For some artillerymen from Alpha and Bravo Batteries, 2nd Battalion, 300th Field Artillery, it’s been a couple of years since they did their job – fire rockets from High Mobility Artillery Rocket Systems launchers.
It took a few hours to work out the kinks and get to the business at hand, a live-fire exercise used to evaluate and certify skills with the Army’s new evaluation system.
Some of the launch crew members have gained experience after National Training Center rotations and deployments to Afghanistan in past couple years, but even they haven’t fired rockets and a few report it’s not quite the same.
Sgt. Tom Albin, a crew chief from Alpha Battery said training fires like the one on Sept. 7-8 are more difficult than in combat.

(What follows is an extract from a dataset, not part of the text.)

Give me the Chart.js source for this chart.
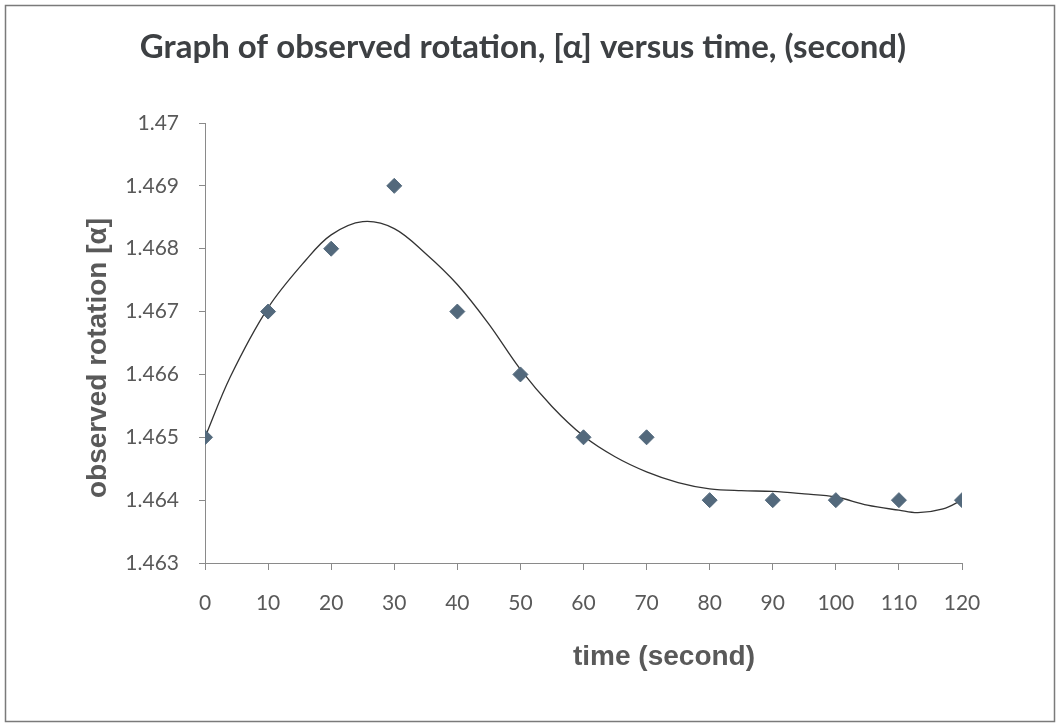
<!DOCTYPE html>
<html>
<head>
<meta charset="utf-8">
<title>Observed rotation versus time</title>
<script src="https://cdn.jsdelivr.net/npm/chart.js@4.4.1/dist/chart.umd.min.js"></script>
<style>
    body { margin: 0; background: #fff; }
    .chart-box { width: 1058px; height: 723px; position: relative; }
</style>
</head>
<body>
<div class="chart-box"><canvas id="rotationChart"></canvas></div>
<script>
// Measured data (time in seconds, rotation)
const times = [0, 10, 20, 30, 40, 50, 60, 70, 80, 90, 100, 110, 120];
const rotations = [1.465, 1.467, 1.468, 1.469, 1.467, 1.466, 1.465, 1.465, 1.464, 1.464, 1.464, 1.464, 1.464];

// Trend line
const trendTimes = [0, 4, 10, 16, 20, 25, 30, 35, 40, 45, 50, 55, 60, 65, 70, 75, 80, 85, 90, 95, 100, 105, 110, 113, 117, 120];
const trendValues = [1.46500, 1.46596, 1.46706, 1.46782, 1.46822, 1.46843, 1.46832, 1.46792, 1.46743, 1.46680, 1.46608, 1.46549, 1.46502,
    1.46469, 1.46445, 1.46428, 1.46418, 1.46415, 1.46414, 1.46410, 1.46405, 1.46392, 1.46384, 1.46380, 1.46386, 1.46400];

// Tick labels
const xTickLabels = ['0', '10', '20', '30', '40', '50', '60', '70', '80', '90', '100', '110', '120'];
const yTickLabels = ['1.463', '1.464', '1.465', '1.466', '1.467', '1.468', '1.469', '1.47'];

// Texts
const chartTitle = 'Graph of observed rotation, [α] versus time, (second)';
const xTitle = 'time (second)';
const yTitle = 'observed rotation [α]';

const axisGrey = '#8a8a8a';
const textGrey = '#595959';

// Frame round the picture, plus the title and axis titles where the original has them
const framePlugin = {
    id: 'frame',
    afterDraw(chart) {
        const ctx = chart.ctx;
        ctx.save();
        ctx.strokeStyle = '#7a7a7a';
        ctx.lineWidth = 1.5;
        ctx.strokeRect(5.5, 5.5, chart.width - 9, chart.height - 7);

        ctx.textAlign = 'center';
        ctx.textBaseline = 'middle';

        ctx.fillStyle = '#3d4043';
        ctx.font = 'bold 33px Lato';
        ctx.fillText(chartTitle, 523, 47);

        ctx.fillStyle = textGrey;
        ctx.font = 'bold 28px "Liberation Sans"';
        ctx.fillText(xTitle, 664, 657);

        ctx.translate(98, 358);
        ctx.rotate(-Math.PI / 2);
        ctx.fillText(yTitle, 0, 0);
        ctx.restore();
    }
};

const ctx = document.getElementById('rotationChart').getContext('2d');
const rotationChart = new Chart(ctx, {
    type: 'scatter',
    data: {
        datasets: [{
            label: 'Trend',
            data: trendTimes.map((t, i) => ({ x: t, y: trendValues[i] })),
            showLine: true,
            borderColor: '#333333',
            borderWidth: 1.3,
            pointRadius: 0,
            tension: 0.35,
            fill: false,
            order: 2
        }, {
            label: 'observed rotation',
            data: times.map((t, i) => ({ x: t, y: rotations[i] })),
            showLine: false,
            pointStyle: 'rectRot',
            pointRadius: 7.5,
            backgroundColor: '#53697c',
            borderColor: '#53697c',
            borderWidth: 1,
            order: 1
        }]
    },
    options: {
        responsive: true,
        maintainAspectRatio: false,
        animation: false,
        layout: {
            padding: { top: 123, left: 0, right: 96, bottom: 0 }
        },
        plugins: {
            legend: { display: false },
            tooltip: { enabled: false },
            title: { display: false }
        },
        scales: {
            x: {
                type: 'linear',
                min: 0,
                max: 120,
                afterFit(scale) { scale.height = 160; },
                afterBuildTicks(scale) {
                    scale.ticks = times.map(v => ({ value: v }));
                },
                ticks: {
                    color: textGrey,
                    font: { family: 'Lato', size: 21 },
                    padding: 21,
                    maxRotation: 0,
                    callback: (v, i) => xTickLabels[i]
                },
                grid: {
                    drawOnChartArea: false,
                    color: axisGrey,
                    tickLength: 7
                },
                border: { color: axisGrey, width: 1 }
            },
            y: {
                min: 1.463,
                max: 1.47,
                afterFit(scale) { scale.width = 205; },
                afterBuildTicks(scale) {
                    scale.ticks = yTickLabels.map(s => ({ value: parseFloat(s) }));
                },
                ticks: {
                    color: textGrey,
                    font: { family: 'Lato', size: 21 },
                    padding: 20,
                    callback: (v, i) => yTickLabels[i]
                },
                grid: {
                    drawOnChartArea: false,
                    color: axisGrey,
                    tickLength: 6
                },
                border: { color: axisGrey, width: 1 }
            }
        }
    },
    plugins: [framePlugin]
});
</script>
</body>
</html>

“This is a lot harder than real-life. There are a lot more people involved, and all the safety precautions have to be right on point,” he said while inspecting his launcher for maintenance issues after the exercise. “It started out slow, but we all are very good at troubleshooting and we were able to regroup and get back on the firing points. I think it turned out to be a great experience.”
His boss agreed.
“It’s been a long time since we’ve all been in the field together and shooting rockets, so we had to shake the dust off and do some re-learning and solidifying,” said Alpha’s commander Capt. Jerry Zach. The first few hours of the live shoot yielded little more than cancelled missions under the full moon at Camp Guernsey.
“There are so many differences between live rockets and training rockets,” he said. “Just the weight and transporting them and loading them on the launchers is a big change. But I think after we shook off the dust, and at the end of the day, it was a great learning experience.”
Assessing the training is at the heart of the Army’s new Objective T mission, a system intended to paint a realistic picture of a unit’s readiness and proficiency in its warfighting capabilities. A unit’s command may have colored that assessment with subjective bias, but Objective T standards provide a data-driven black and white portrayal of ability to perform mission essential tasks.
“We can’t just thump our chest and say ‘we’re good;’ now we have to prove it,” said Lt. Col. Fred Nasredine, commander of the 2-300 Field Artillery Battalion. “The Army only cares if we can field these 16 crews.”
Nasredine said HIMARS are classified as an Echelons Above Brigade weapons system, a very important component in the Army.
“We are usually there early in the fight, long before the infantry or whomever else comes in,” he said. “They are also a high value target to the enemy, so we have to be good.”
The battalion headquarters’ training team and master gunner, Sgt. 1st Class Dale Fowler oversaw the evaluation with First Army personnel from the 3rd Battalion, 358th Field Artillery, 189th Field Artillery Training Brigade to ensure unit adhere to Army standards.
“Throughout the year I check the training plans and the results and identify deficiencies leading up to this culminating live fire event,” he said.
Maj. Mike Pezeshki, the battalion executive officer said evaluating at night was part of the training doctrine.
“It adds stressors,” he explained. “The launch crews will also be ambushed along the route to the launch points. They will be evaluated on their ability to move out fast, hide and shoot.”
Staff Sgt. Derek Paxio, is a fire direction control specialist with the headquarters battalion, and who deployed with Bravo. “There are human checks and there are so many checks in the system. If something goes wrong it tells us. It’s serious business, whether training or in real life.”
Army training and deployment cycles call for units to be in various states of reset, proficiency and combat readiness over several years. Nasredine said he is “happy with the results of this event.”
“As most training events unfold, you have the crawl, walk, and run stages. This live fire exercise was the platoons’ walk stage. We are taking a deliberate, progressive, and methodical approach to ensure that our launcher crews are trained in a tactically sound manner,” the commander explained.
“More importantly, with the help of our Active Duty partners, we have identified some training deficiencies that we are addressing during the upcoming IDTs leading up to our next LFX in May of 2018. The Soldiers of the 2-300 are professional, disciplined and eager to improve the readiness posture of the battalion. I have full confidence in their abilities.”